#### [Your goal]
Make an exact copy of all the material below, apart from the pictures.

#### [Data lines]
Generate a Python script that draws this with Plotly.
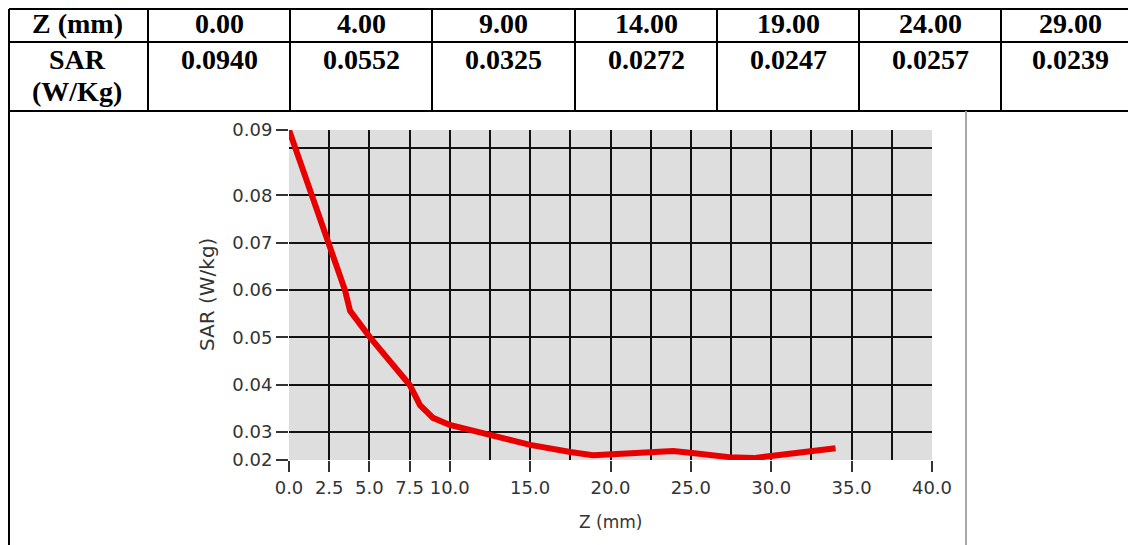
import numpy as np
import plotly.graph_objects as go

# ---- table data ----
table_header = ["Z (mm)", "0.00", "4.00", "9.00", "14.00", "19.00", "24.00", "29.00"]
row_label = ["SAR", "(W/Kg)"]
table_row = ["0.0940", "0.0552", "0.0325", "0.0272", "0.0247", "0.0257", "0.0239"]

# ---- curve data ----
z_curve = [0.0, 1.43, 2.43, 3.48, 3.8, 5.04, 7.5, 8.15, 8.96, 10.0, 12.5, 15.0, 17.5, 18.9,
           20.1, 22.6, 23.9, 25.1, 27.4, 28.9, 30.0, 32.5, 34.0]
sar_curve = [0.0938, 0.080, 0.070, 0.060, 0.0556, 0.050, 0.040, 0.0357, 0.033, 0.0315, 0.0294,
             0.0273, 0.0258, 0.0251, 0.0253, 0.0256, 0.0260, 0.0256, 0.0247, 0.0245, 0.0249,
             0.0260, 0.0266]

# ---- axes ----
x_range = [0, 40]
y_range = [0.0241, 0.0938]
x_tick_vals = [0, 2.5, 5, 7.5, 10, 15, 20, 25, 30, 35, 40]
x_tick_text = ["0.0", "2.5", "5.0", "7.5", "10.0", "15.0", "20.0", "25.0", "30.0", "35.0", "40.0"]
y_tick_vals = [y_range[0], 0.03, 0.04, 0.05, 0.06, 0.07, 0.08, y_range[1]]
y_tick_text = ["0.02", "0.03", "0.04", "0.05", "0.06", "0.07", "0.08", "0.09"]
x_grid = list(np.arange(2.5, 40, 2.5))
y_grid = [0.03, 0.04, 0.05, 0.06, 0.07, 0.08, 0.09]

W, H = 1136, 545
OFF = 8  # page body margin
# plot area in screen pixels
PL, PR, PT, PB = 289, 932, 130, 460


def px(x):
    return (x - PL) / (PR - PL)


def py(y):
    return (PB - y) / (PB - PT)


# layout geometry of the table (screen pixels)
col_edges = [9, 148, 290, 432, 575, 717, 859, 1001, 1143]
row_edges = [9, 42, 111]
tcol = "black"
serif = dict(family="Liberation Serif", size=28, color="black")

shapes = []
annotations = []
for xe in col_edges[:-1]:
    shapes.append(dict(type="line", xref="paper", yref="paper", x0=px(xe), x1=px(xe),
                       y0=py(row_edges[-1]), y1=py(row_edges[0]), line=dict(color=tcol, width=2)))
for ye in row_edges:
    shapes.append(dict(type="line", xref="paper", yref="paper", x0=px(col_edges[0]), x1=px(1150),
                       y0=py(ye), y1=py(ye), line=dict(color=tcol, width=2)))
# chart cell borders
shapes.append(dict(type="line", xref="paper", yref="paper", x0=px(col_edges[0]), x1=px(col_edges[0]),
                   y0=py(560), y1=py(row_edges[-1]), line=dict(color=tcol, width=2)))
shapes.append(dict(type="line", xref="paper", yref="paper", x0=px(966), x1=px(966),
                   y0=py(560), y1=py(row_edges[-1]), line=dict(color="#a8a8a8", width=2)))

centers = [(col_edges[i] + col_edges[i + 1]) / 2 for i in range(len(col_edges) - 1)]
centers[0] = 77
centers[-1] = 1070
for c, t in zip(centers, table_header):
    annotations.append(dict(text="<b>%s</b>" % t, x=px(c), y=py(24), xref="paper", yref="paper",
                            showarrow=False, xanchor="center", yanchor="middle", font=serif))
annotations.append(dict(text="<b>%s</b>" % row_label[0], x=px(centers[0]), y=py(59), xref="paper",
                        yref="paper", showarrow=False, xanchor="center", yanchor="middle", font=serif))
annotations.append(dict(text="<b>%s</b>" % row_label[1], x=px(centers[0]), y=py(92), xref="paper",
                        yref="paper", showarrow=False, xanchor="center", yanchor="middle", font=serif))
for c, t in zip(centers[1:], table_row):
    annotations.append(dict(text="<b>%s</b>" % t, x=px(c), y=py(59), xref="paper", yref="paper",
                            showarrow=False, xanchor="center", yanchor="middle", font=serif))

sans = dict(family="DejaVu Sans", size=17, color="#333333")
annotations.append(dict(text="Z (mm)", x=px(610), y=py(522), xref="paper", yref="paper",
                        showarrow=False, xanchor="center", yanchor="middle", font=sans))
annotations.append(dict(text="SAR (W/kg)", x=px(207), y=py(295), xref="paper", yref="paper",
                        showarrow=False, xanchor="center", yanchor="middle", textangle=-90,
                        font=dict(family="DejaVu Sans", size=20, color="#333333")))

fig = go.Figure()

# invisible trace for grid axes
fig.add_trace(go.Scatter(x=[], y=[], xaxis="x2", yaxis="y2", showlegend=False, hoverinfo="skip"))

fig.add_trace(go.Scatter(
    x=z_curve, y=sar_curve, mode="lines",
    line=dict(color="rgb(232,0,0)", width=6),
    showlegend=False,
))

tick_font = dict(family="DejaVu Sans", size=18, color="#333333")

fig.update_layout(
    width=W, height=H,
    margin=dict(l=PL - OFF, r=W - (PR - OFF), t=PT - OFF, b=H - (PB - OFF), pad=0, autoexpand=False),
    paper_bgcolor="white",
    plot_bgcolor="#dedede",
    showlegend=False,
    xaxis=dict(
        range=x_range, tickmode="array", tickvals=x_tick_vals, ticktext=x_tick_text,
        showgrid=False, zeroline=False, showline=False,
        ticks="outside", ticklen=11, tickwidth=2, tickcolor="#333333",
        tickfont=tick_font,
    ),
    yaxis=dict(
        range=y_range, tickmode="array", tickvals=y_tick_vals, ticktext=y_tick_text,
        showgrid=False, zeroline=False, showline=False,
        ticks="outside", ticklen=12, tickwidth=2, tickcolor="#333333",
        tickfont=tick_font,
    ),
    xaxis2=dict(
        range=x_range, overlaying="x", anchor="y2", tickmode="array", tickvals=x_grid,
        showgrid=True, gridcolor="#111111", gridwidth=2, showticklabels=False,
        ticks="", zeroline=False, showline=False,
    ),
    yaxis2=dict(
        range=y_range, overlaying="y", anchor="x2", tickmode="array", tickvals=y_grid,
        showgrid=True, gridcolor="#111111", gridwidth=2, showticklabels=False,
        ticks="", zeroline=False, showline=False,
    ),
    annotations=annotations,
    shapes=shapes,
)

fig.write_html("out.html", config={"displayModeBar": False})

#### [Reply]
Generate a Python script that draws this with Plotly.
import numpy as np
import plotly.graph_objects as go

# ---- table data ----
table_header = ["Z (mm)", "0.00", "4.00", "9.00", "14.00", "19.00", "24.00", "29.00"]
row_label = ["SAR", "(W/Kg)"]
table_row = ["0.0940", "0.0552", "0.0325", "0.0272", "0.0247", "0.0257", "0.0239"]

# ---- curve data ----
z_curve = [0.0, 1.43, 2.43, 3.48, 3.8, 5.04, 7.5, 8.15, 8.96, 10.0, 12.5, 15.0, 17.5, 18.9,
           20.1, 22.6, 23.9, 25.1, 27.4, 28.9, 30.0, 32.5, 34.0]
sar_curve = [0.0938, 0.080, 0.070, 0.060, 0.0556, 0.050, 0.040, 0.0357, 0.033, 0.0315, 0.0294,
             0.0273, 0.0258, 0.0251, 0.0253, 0.0256, 0.0260, 0.0256, 0.0247, 0.0245, 0.0249,
             0.0260, 0.0266]

# ---- axes ----
x_range = [0, 40]
y_range = [0.0241, 0.0938]
x_tick_vals = [0, 2.5, 5, 7.5, 10, 15, 20, 25, 30, 35, 40]
x_tick_text = ["0.0", "2.5", "5.0", "7.5", "10.0", "15.0", "20.0", "25.0", "30.0", "35.0", "40.0"]
y_tick_vals = [y_range[0], 0.03, 0.04, 0.05, 0.06, 0.07, 0.08, y_range[1]]
y_tick_text = ["0.02", "0.03", "0.04", "0.05", "0.06", "0.07", "0.08", "0.09"]
x_grid = list(np.arange(2.5, 40, 2.5))
y_grid = [0.03, 0.04, 0.05, 0.06, 0.07, 0.08, 0.09]

W, H = 1136, 545
OFF = 8  # page body margin
# plot area in screen pixels
PL, PR, PT, PB = 289, 932, 130, 460


def px(x):
    return (x - PL) / (PR - PL)


def py(y):
    return (PB - y) / (PB - PT)


# layout geometry of the table (screen pixels)
col_edges = [9, 148, 290, 432, 575, 717, 859, 1001, 1143]
row_edges = [9, 42, 111]
tcol = "black"
serif = dict(family="Liberation Serif", size=28, color="black")

shapes = []
annotations = []
for xe in col_edges[:-1]:
    shapes.append(dict(type="line", xref="paper", yref="paper", x0=px(xe), x1=px(xe),
                       y0=py(row_edges[-1]), y1=py(row_edges[0]), line=dict(color=tcol, width=2)))
for ye in row_edges:
    shapes.append(dict(type="line", xref="paper", yref="paper", x0=px(col_edges[0]), x1=px(1150),
                       y0=py(ye), y1=py(ye), line=dict(color=tcol, width=2)))
# chart cell borders
shapes.append(dict(type="line", xref="paper", yref="paper", x0=px(col_edges[0]), x1=px(col_edges[0]),
                   y0=py(560), y1=py(row_edges[-1]), line=dict(color=tcol, width=2)))
shapes.append(dict(type="line", xref="paper", yref="paper", x0=px(966), x1=px(966),
                   y0=py(560), y1=py(row_edges[-1]), line=dict(color="#a8a8a8", width=2)))

centers = [(col_edges[i] + col_edges[i + 1]) / 2 for i in range(len(col_edges) - 1)]
centers[0] = 77
centers[-1] = 1070
for c, t in zip(centers, table_header):
    annotations.append(dict(text="<b>%s</b>" % t, x=px(c), y=py(24), xref="paper", yref="paper",
                            showarrow=False, xanchor="center", yanchor="middle", font=serif))
annotations.append(dict(text="<b>%s</b>" % row_label[0], x=px(centers[0]), y=py(59), xref="paper",
                        yref="paper", showarrow=False, xanchor="center", yanchor="middle", font=serif))
annotations.append(dict(text="<b>%s</b>" % row_label[1], x=px(centers[0]), y=py(92), xref="paper",
                        yref="paper", showarrow=False, xanchor="center", yanchor="middle", font=serif))
for c, t in zip(centers[1:], table_row):
    annotations.append(dict(text="<b>%s</b>" % t, x=px(c), y=py(59), xref="paper", yref="paper",
                            showarrow=False, xanchor="center", yanchor="middle", font=serif))

sans = dict(family="DejaVu Sans", size=17, color="#333333")
annotations.append(dict(text="Z (mm)", x=px(610), y=py(522), xref="paper", yref="paper",
                        showarrow=False, xanchor="center", yanchor="middle", font=sans))
annotations.append(dict(text="SAR (W/kg)", x=px(207), y=py(295), xref="paper", yref="paper",
                        showarrow=False, xanchor="center", yanchor="middle", textangle=-90,
                        font=dict(family="DejaVu Sans", size=20, color="#333333")))

fig = go.Figure()

# invisible trace for grid axes
fig.add_trace(go.Scatter(x=[], y=[], xaxis="x2", yaxis="y2", showlegend=False, hoverinfo="skip"))

fig.add_trace(go.Scatter(
    x=z_curve, y=sar_curve, mode="lines",
    line=dict(color="rgb(232,0,0)", width=6),
    showlegend=False,
))

tick_font = dict(family="DejaVu Sans", size=18, color="#333333")

fig.update_layout(
    width=W, height=H,
    margin=dict(l=PL - OFF, r=W - (PR - OFF), t=PT - OFF, b=H - (PB - OFF), pad=0, autoexpand=False),
    paper_bgcolor="white",
    plot_bgcolor="#dedede",
    showlegend=False,
    xaxis=dict(
        range=x_range, tickmode="array", tickvals=x_tick_vals, ticktext=x_tick_text,
        showgrid=False, zeroline=False, showline=False,
        ticks="outside", ticklen=11, tickwidth=2, tickcolor="#333333",
        tickfont=tick_font,
    ),
    yaxis=dict(
        range=y_range, tickmode="array", tickvals=y_tick_vals, ticktext=y_tick_text,
        showgrid=False, zeroline=False, showline=False,
        ticks="outside", ticklen=12, tickwidth=2, tickcolor="#333333",
        tickfont=tick_font,
    ),
    xaxis2=dict(
        range=x_range, overlaying="x", anchor="y2", tickmode="array", tickvals=x_grid,
        showgrid=True, gridcolor="#111111", gridwidth=2, showticklabels=False,
        ticks="", zeroline=False, showline=False,
    ),
    yaxis2=dict(
        range=y_range, overlaying="y", anchor="x2", tickmode="array", tickvals=y_grid,
        showgrid=True, gridcolor="#111111", gridwidth=2, showticklabels=False,
        ticks="", zeroline=False, showline=False,
    ),
    annotations=annotations,
    shapes=shapes,
)

fig.write_html("out.html", config={"displayModeBar": False})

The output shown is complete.